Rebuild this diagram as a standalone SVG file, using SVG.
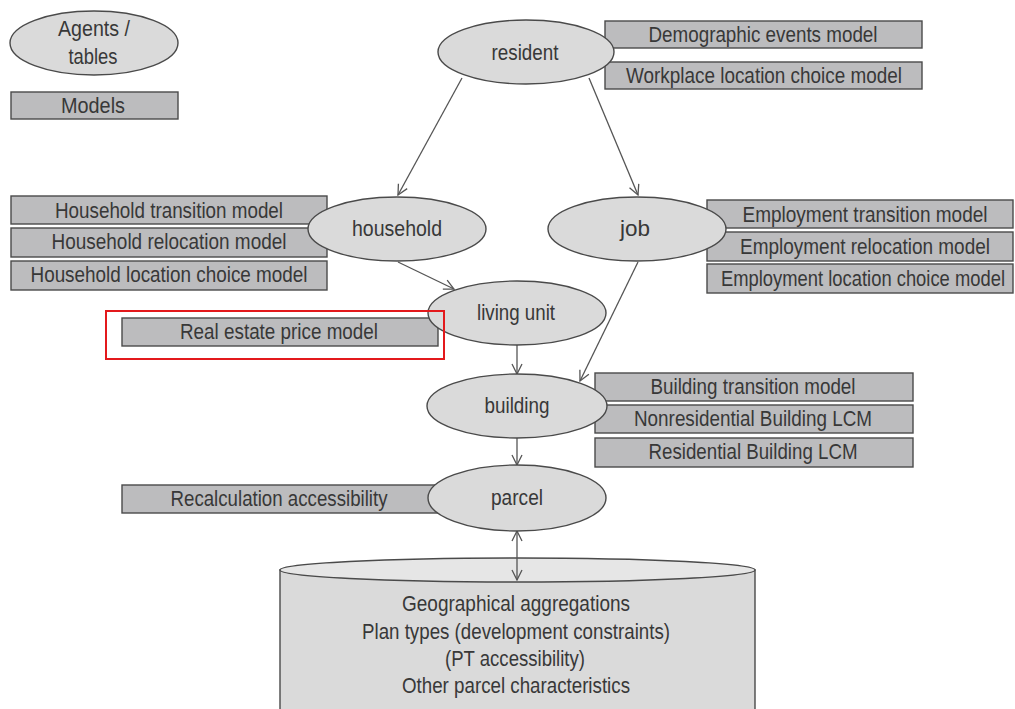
------------------------------------
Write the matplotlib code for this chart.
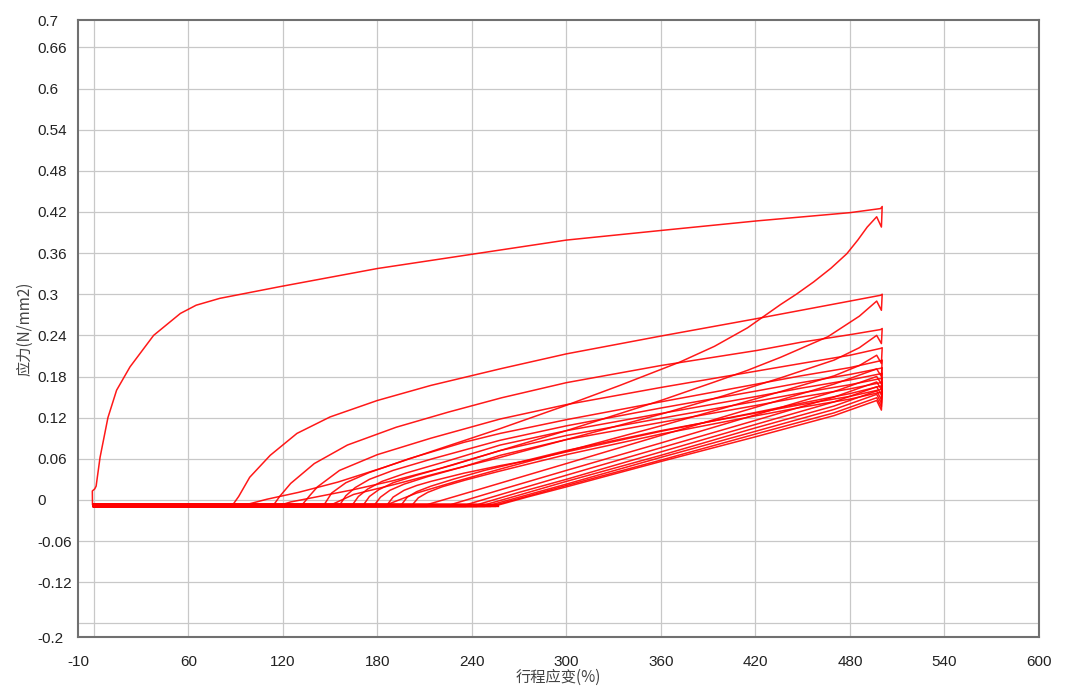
------------------------------------
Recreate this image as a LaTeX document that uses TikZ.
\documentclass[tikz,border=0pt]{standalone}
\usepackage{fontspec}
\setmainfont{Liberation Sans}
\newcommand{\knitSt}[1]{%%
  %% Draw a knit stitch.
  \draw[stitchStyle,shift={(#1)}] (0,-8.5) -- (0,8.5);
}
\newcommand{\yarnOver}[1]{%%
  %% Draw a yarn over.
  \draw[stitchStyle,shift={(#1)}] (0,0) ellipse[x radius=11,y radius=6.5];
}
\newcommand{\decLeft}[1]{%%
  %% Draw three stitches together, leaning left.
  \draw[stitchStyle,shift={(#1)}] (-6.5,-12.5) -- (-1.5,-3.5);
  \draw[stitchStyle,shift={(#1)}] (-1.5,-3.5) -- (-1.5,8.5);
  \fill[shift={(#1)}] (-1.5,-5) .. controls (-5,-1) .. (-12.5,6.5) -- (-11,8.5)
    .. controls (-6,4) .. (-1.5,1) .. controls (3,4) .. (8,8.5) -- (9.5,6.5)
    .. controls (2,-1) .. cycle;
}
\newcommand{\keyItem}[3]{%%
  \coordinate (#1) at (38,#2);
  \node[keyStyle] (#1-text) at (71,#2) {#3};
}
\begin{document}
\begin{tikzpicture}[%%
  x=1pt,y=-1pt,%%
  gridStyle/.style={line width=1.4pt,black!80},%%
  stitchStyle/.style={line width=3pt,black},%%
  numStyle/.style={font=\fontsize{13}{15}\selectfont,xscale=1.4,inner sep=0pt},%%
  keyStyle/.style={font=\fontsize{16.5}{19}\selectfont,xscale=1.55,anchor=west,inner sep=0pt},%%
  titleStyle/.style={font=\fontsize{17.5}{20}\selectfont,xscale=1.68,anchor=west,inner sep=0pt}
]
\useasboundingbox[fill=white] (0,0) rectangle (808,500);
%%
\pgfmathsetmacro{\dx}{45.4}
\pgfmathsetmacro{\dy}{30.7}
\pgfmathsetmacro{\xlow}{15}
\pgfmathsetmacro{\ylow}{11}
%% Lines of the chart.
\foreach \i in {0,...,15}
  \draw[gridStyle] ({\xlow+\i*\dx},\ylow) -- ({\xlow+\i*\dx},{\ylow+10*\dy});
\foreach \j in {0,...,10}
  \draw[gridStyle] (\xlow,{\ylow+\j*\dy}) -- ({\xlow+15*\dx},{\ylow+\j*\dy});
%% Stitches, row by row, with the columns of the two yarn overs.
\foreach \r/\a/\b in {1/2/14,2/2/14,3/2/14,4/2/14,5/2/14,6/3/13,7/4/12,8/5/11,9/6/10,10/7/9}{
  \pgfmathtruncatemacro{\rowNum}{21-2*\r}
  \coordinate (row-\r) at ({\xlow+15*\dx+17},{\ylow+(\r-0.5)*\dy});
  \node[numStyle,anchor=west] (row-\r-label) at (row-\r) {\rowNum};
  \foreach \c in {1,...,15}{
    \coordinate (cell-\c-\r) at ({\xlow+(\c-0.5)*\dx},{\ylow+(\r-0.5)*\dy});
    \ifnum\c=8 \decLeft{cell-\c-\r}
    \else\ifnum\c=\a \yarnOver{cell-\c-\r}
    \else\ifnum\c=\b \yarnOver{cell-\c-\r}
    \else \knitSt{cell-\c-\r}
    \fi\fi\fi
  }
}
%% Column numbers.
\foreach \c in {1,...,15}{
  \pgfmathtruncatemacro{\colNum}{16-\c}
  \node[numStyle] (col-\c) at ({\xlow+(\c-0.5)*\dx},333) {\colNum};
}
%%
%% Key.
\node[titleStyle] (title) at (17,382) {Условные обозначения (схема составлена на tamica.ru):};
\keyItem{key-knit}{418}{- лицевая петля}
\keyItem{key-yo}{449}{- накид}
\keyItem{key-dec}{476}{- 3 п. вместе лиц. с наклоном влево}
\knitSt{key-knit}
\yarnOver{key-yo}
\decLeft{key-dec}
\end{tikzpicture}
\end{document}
------------------------------------
Pull every line containing "standalone" out of the data above.

§ **Solved problem**
Rebuild this diagram as a standalone SVG file, using SVG.
\documentclass[tikz,border=0pt]{standalone}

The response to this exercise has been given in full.